Медовый месяц мы провели в Париже, остановившись в отеле «Претти» на улице Амели. Йен, в погоне за оригинальностью, распланировал все так, чтобы мы ни шагу не сделали по обычным туристическим маршрутам. Если мы шли в кабаре, то в «Крэйзи Хоре», а не в «Мулен Руж»; если отправлялись в музей, то в Музей современного искусства, а не в Лувр, и так далее. Должно быть, Йен перерыл все арт-журналы в поисках необычных мест, но все же упустил кладбище Пер-Лашез, где похоронен один из его кумиров, Джим Моррисон.
Медовый месяц. Август 1975.
Однажды вечером он привел меня в странный клуб. Мы заплатили за вход, нам вручили какие-то пластмассовые фрукты и по длинному коридору провели в синюю комнату, полную огромных подушек. Мы просидели там одни около пятнадцати минут, совершенно не представляя, что должно произойти. В конце концов фрукты забрали обратно и вернули деньги. Как я потом предположила, туда, возможно, приходили для занятий любовью.
Подозреваю, что Йен хотел не участвовать, а скорее наблюдать.
В другой раз мы отправились в парижскую таверну — она называлась «Au Lapine Agile», «Проворный кролик», — с виду очень приятную и простую, но за вход нам пришлось заплатить кругленькую сумму. Мы зашли внутрь и сели за деревянный столик. К моему удивлению, за ним же расселись и другие посетители. Йен заказал напитки, а затем, совершенно неожиданно, все сидевшие за столом грянули песню. Я не разбиралась во французском фольклоре и не знала: то ли притвориться, что подпеваю,то ли провалиться сквозь землю. Но Йен настоял на том, чтобы мы сидели и слушали.
Медовый месяц подошел к концу, а формальности с покупкой нашего дома все еще не были улажены. Мы искали жилье по средствам во всем Маклсфилде. В то время недорого продавали много домиков, нуждавшихся в ремонте, — в основном трехэтажных, построенных в годы индустриальной революции для ткачей. Верхний этаж, где раньше располагались мастерские, представлял собой чердак с огромным окном — ткацкое ремесло требовало много света. Домики были все изъедены жучком; ванных комнат в них не было. В конце концов семья Йена нашла дом в Чаддертоне, местечке на окраине района Олдем, в нескольких минутах езды от них самих. Нам пришлось занять у тетушки Нелл сто фунтов, но все же в этом районе цены были более приемлемыми. До переезда мы некоторое время жили с бабушкой и дедушкой Йена в Хьюлме, пригороде Манчестера.

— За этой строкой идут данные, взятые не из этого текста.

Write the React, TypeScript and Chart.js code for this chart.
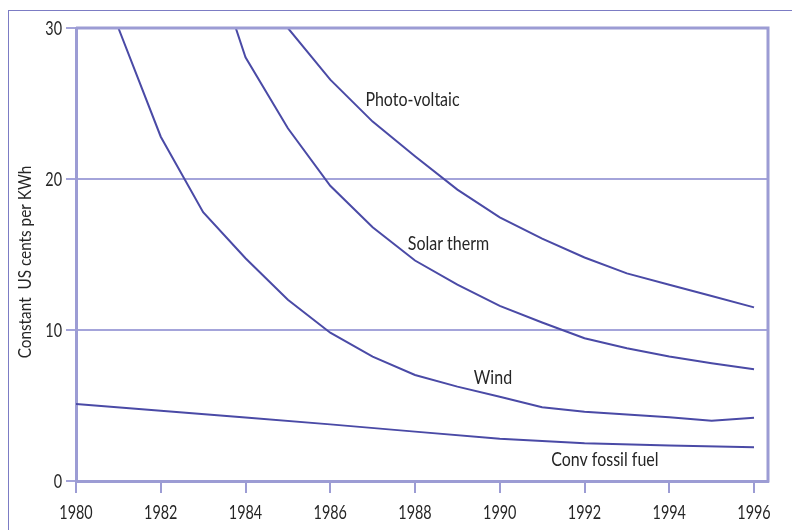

Йен всегда интересовался музыкой реггей; пластинки Боба Марли и Toots and the Maytals уже фигурировали в его коллекции. В Хьюлме (не самом благополучном районе) можно было окунуться в местную культуру. Йен начал проводить много времени в музыкальном магазине на Мосс-Сайд, слушая различные группы реггей, но, так как наш дешевенький проигрыватель стоял запакованный и ждал переезда, истратил на пластинки немного. Он вновь был заворожен жизнью, отличной от его собственной, и начал ходить туда, вде белые обычно не появляются. Он водил меня в «Мейфлауэр» на Белль Вью: это место в лучшем случае можно назвать убогим подражанием «Коттон Клаб», а в худшем... Достаточно сказать, что там проводились третьесортные рестлерские поединки.
Часто ходили и в «Бритонс Протекши» в привокзальном районе Кнотт Милл. В этом заплеванном, замусоренном заведении женщин не обслуживали, так что меня выставили. Вместо того чтобы идти куда-то еще, мы стояли в грязном коридоре, тянувшемся вдоль бара. Здесь запрет милостиво снимался. Там мы коротали время до открытия соседнего «Африк». В маленькое, скупо освещенное помещение нужно было подниматься по узкой крутой лестнице (недалеко от этого местечка потом открылась Hacienda). Крошечный танцпол был пуст, и несколько чернокожих, стоя вокруг импровизированного бара, пили прямо из бутылок. Я поразилась, увидев, что напитки подавали не из-за стойки бара, а из ящика, стоявшего на полу перед ней. Я чувствовала себя чужаком, притом очень заметным, и вздыхала с облегчением, когда мы наконец уходили.